EXERCISE REQUIREMENTS: Exactly repeat the full listing that follows.
________
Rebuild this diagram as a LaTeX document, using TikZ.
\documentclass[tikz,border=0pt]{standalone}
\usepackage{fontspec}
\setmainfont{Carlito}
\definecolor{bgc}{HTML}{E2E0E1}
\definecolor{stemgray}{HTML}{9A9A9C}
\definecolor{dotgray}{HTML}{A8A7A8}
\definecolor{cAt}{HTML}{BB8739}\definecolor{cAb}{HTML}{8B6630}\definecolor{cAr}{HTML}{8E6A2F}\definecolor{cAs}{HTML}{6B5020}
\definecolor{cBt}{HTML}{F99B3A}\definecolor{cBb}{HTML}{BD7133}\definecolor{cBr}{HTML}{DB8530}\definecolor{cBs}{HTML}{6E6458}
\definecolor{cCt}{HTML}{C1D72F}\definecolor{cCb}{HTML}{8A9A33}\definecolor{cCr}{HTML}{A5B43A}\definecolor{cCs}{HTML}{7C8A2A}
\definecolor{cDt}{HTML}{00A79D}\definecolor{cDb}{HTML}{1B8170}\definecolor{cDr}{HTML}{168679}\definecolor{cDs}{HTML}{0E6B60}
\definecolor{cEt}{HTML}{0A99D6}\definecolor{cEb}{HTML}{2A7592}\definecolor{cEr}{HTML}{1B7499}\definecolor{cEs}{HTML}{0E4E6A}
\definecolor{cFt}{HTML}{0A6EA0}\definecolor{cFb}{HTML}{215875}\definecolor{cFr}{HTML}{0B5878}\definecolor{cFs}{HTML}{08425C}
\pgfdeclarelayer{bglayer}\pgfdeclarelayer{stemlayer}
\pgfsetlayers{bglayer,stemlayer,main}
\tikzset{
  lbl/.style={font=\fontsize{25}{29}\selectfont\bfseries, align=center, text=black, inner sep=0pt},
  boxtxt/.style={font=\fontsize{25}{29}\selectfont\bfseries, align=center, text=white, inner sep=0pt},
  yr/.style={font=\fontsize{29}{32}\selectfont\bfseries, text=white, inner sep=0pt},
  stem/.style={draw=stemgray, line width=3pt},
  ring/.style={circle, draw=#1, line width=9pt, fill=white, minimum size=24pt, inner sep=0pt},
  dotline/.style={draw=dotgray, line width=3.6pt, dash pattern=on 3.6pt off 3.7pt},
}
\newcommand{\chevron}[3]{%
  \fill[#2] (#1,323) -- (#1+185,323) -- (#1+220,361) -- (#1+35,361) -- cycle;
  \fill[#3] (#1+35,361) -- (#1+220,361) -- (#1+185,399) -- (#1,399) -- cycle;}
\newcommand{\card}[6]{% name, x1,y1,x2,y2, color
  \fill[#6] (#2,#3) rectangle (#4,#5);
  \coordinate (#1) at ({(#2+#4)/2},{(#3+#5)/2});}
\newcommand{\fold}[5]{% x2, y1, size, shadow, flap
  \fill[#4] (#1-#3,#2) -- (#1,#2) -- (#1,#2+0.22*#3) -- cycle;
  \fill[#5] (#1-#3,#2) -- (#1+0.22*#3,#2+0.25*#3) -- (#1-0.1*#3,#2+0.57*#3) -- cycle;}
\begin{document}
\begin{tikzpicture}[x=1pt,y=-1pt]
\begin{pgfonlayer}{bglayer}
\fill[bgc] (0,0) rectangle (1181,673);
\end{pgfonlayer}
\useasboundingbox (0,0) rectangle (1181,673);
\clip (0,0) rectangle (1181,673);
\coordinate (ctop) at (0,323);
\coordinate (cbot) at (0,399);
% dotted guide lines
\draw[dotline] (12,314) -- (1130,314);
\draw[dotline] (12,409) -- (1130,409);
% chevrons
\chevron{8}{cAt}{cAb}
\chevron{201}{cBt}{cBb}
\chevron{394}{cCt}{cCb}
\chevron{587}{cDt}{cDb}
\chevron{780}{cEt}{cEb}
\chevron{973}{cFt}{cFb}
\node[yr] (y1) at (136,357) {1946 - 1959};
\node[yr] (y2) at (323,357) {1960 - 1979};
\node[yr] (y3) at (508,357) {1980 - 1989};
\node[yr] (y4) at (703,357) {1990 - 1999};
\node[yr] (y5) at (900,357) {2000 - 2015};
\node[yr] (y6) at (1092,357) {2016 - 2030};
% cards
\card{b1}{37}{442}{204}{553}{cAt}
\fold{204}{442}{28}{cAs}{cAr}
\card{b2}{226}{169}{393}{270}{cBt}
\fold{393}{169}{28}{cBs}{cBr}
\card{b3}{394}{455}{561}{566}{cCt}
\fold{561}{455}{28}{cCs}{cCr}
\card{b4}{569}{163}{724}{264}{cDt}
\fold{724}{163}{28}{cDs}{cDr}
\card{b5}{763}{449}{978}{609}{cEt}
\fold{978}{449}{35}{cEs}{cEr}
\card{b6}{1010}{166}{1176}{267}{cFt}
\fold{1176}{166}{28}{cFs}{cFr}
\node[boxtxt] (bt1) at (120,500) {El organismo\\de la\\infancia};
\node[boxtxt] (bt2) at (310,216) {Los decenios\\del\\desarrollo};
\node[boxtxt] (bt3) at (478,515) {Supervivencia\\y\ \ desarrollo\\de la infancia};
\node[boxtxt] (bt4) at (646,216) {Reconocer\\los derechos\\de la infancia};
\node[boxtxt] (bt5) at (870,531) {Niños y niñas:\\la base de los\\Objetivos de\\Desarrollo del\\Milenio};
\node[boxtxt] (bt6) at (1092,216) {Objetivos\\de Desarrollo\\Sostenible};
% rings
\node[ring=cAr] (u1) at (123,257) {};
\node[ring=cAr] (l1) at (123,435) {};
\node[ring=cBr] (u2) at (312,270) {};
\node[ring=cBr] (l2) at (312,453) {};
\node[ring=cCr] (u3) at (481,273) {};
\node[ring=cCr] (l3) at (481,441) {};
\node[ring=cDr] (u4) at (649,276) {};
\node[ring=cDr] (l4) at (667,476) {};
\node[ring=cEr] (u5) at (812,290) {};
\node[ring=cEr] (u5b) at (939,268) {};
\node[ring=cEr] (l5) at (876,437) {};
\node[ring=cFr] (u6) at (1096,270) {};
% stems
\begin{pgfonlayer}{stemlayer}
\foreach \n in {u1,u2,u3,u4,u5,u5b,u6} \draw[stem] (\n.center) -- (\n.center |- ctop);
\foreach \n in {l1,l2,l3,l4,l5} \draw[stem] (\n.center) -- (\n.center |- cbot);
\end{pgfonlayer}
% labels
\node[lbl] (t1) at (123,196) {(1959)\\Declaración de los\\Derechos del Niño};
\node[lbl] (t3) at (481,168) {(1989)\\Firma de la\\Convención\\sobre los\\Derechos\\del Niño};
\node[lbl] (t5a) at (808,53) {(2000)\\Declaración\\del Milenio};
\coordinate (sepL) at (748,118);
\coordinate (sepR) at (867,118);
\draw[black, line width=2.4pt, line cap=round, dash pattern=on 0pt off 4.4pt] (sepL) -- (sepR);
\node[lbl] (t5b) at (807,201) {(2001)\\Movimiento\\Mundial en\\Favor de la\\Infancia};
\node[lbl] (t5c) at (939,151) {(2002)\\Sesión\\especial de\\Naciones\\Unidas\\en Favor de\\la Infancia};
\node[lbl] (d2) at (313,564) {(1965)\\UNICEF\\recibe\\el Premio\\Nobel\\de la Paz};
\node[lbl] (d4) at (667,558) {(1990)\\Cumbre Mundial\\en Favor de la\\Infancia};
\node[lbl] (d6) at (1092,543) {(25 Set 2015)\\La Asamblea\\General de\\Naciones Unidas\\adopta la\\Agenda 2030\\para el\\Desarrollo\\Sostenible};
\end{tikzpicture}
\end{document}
________
EXPECTED OUTPUT:
Rebuild this diagram as a LaTeX document, using TikZ.
\documentclass[tikz,border=0pt]{standalone}
\usepackage{fontspec}
\setmainfont{Carlito}
\definecolor{bgc}{HTML}{E2E0E1}
\definecolor{stemgray}{HTML}{9A9A9C}
\definecolor{dotgray}{HTML}{A8A7A8}
\definecolor{cAt}{HTML}{BB8739}\definecolor{cAb}{HTML}{8B6630}\definecolor{cAr}{HTML}{8E6A2F}\definecolor{cAs}{HTML}{6B5020}
\definecolor{cBt}{HTML}{F99B3A}\definecolor{cBb}{HTML}{BD7133}\definecolor{cBr}{HTML}{DB8530}\definecolor{cBs}{HTML}{6E6458}
\definecolor{cCt}{HTML}{C1D72F}\definecolor{cCb}{HTML}{8A9A33}\definecolor{cCr}{HTML}{A5B43A}\definecolor{cCs}{HTML}{7C8A2A}
\definecolor{cDt}{HTML}{00A79D}\definecolor{cDb}{HTML}{1B8170}\definecolor{cDr}{HTML}{168679}\definecolor{cDs}{HTML}{0E6B60}
\definecolor{cEt}{HTML}{0A99D6}\definecolor{cEb}{HTML}{2A7592}\definecolor{cEr}{HTML}{1B7499}\definecolor{cEs}{HTML}{0E4E6A}
\definecolor{cFt}{HTML}{0A6EA0}\definecolor{cFb}{HTML}{215875}\definecolor{cFr}{HTML}{0B5878}\definecolor{cFs}{HTML}{08425C}
\pgfdeclarelayer{bglayer}\pgfdeclarelayer{stemlayer}
\pgfsetlayers{bglayer,stemlayer,main}
\tikzset{
  lbl/.style={font=\fontsize{25}{29}\selectfont\bfseries, align=center, text=black, inner sep=0pt},
  boxtxt/.style={font=\fontsize{25}{29}\selectfont\bfseries, align=center, text=white, inner sep=0pt},
  yr/.style={font=\fontsize{29}{32}\selectfont\bfseries, text=white, inner sep=0pt},
  stem/.style={draw=stemgray, line width=3pt},
  ring/.style={circle, draw=#1, line width=9pt, fill=white, minimum size=24pt, inner sep=0pt},
  dotline/.style={draw=dotgray, line width=3.6pt, dash pattern=on 3.6pt off 3.7pt},
}
\newcommand{\chevron}[3]{%
  \fill[#2] (#1,323) -- (#1+185,323) -- (#1+220,361) -- (#1+35,361) -- cycle;
  \fill[#3] (#1+35,361) -- (#1+220,361) -- (#1+185,399) -- (#1,399) -- cycle;}
\newcommand{\card}[6]{% name, x1,y1,x2,y2, color
  \fill[#6] (#2,#3) rectangle (#4,#5);
  \coordinate (#1) at ({(#2+#4)/2},{(#3+#5)/2});}
\newcommand{\fold}[5]{% x2, y1, size, shadow, flap
  \fill[#4] (#1-#3,#2) -- (#1,#2) -- (#1,#2+0.22*#3) -- cycle;
  \fill[#5] (#1-#3,#2) -- (#1+0.22*#3,#2+0.25*#3) -- (#1-0.1*#3,#2+0.57*#3) -- cycle;}
\begin{document}
\begin{tikzpicture}[x=1pt,y=-1pt]
\begin{pgfonlayer}{bglayer}
\fill[bgc] (0,0) rectangle (1181,673);
\end{pgfonlayer}
\useasboundingbox (0,0) rectangle (1181,673);
\clip (0,0) rectangle (1181,673);
\coordinate (ctop) at (0,323);
\coordinate (cbot) at (0,399);
% dotted guide lines
\draw[dotline] (12,314) -- (1130,314);
\draw[dotline] (12,409) -- (1130,409);
% chevrons
\chevron{8}{cAt}{cAb}
\chevron{201}{cBt}{cBb}
\chevron{394}{cCt}{cCb}
\chevron{587}{cDt}{cDb}
\chevron{780}{cEt}{cEb}
\chevron{973}{cFt}{cFb}
\node[yr] (y1) at (136,357) {1946 - 1959};
\node[yr] (y2) at (323,357) {1960 - 1979};
\node[yr] (y3) at (508,357) {1980 - 1989};
\node[yr] (y4) at (703,357) {1990 - 1999};
\node[yr] (y5) at (900,357) {2000 - 2015};
\node[yr] (y6) at (1092,357) {2016 - 2030};
% cards
\card{b1}{37}{442}{204}{553}{cAt}
\fold{204}{442}{28}{cAs}{cAr}
\card{b2}{226}{169}{393}{270}{cBt}
\fold{393}{169}{28}{cBs}{cBr}
\card{b3}{394}{455}{561}{566}{cCt}
\fold{561}{455}{28}{cCs}{cCr}
\card{b4}{569}{163}{724}{264}{cDt}
\fold{724}{163}{28}{cDs}{cDr}
\card{b5}{763}{449}{978}{609}{cEt}
\fold{978}{449}{35}{cEs}{cEr}
\card{b6}{1010}{166}{1176}{267}{cFt}
\fold{1176}{166}{28}{cFs}{cFr}
\node[boxtxt] (bt1) at (120,500) {El organismo\\de la\\infancia};
\node[boxtxt] (bt2) at (310,216) {Los decenios\\del\\desarrollo};
\node[boxtxt] (bt3) at (478,515) {Supervivencia\\y\ \ desarrollo\\de la infancia};
\node[boxtxt] (bt4) at (646,216) {Reconocer\\los derechos\\de la infancia};
\node[boxtxt] (bt5) at (870,531) {Niños y niñas:\\la base de los\\Objetivos de\\Desarrollo del\\Milenio};
\node[boxtxt] (bt6) at (1092,216) {Objetivos\\de Desarrollo\\Sostenible};
% rings
\node[ring=cAr] (u1) at (123,257) {};
\node[ring=cAr] (l1) at (123,435) {};
\node[ring=cBr] (u2) at (312,270) {};
\node[ring=cBr] (l2) at (312,453) {};
\node[ring=cCr] (u3) at (481,273) {};
\node[ring=cCr] (l3) at (481,441) {};
\node[ring=cDr] (u4) at (649,276) {};
\node[ring=cDr] (l4) at (667,476) {};
\node[ring=cEr] (u5) at (812,290) {};
\node[ring=cEr] (u5b) at (939,268) {};
\node[ring=cEr] (l5) at (876,437) {};
\node[ring=cFr] (u6) at (1096,270) {};
% stems
\begin{pgfonlayer}{stemlayer}
\foreach \n in {u1,u2,u3,u4,u5,u5b,u6} \draw[stem] (\n.center) -- (\n.center |- ctop);
\foreach \n in {l1,l2,l3,l4,l5} \draw[stem] (\n.center) -- (\n.center |- cbot);
\end{pgfonlayer}
% labels
\node[lbl] (t1) at (123,196) {(1959)\\Declaración de los\\Derechos del Niño};
\node[lbl] (t3) at (481,168) {(1989)\\Firma de la\\Convención\\sobre los\\Derechos\\del Niño};
\node[lbl] (t5a) at (808,53) {(2000)\\Declaración\\del Milenio};
\coordinate (sepL) at (748,118);
\coordinate (sepR) at (867,118);
\draw[black, line width=2.4pt, line cap=round, dash pattern=on 0pt off 4.4pt] (sepL) -- (sepR);
\node[lbl] (t5b) at (807,201) {(2001)\\Movimiento\\Mundial en\\Favor de la\\Infancia};
\node[lbl] (t5c) at (939,151) {(2002)\\Sesión\\especial de\\Naciones\\Unidas\\en Favor de\\la Infancia};
\node[lbl] (d2) at (313,564) {(1965)\\UNICEF\\recibe\\el Premio\\Nobel\\de la Paz};
\node[lbl] (d4) at (667,558) {(1990)\\Cumbre Mundial\\en Favor de la\\Infancia};
\node[lbl] (d6) at (1092,543) {(25 Set 2015)\\La Asamblea\\General de\\Naciones Unidas\\adopta la\\Agenda 2030\\para el\\Desarrollo\\Sostenible};
\end{tikzpicture}
\end{document}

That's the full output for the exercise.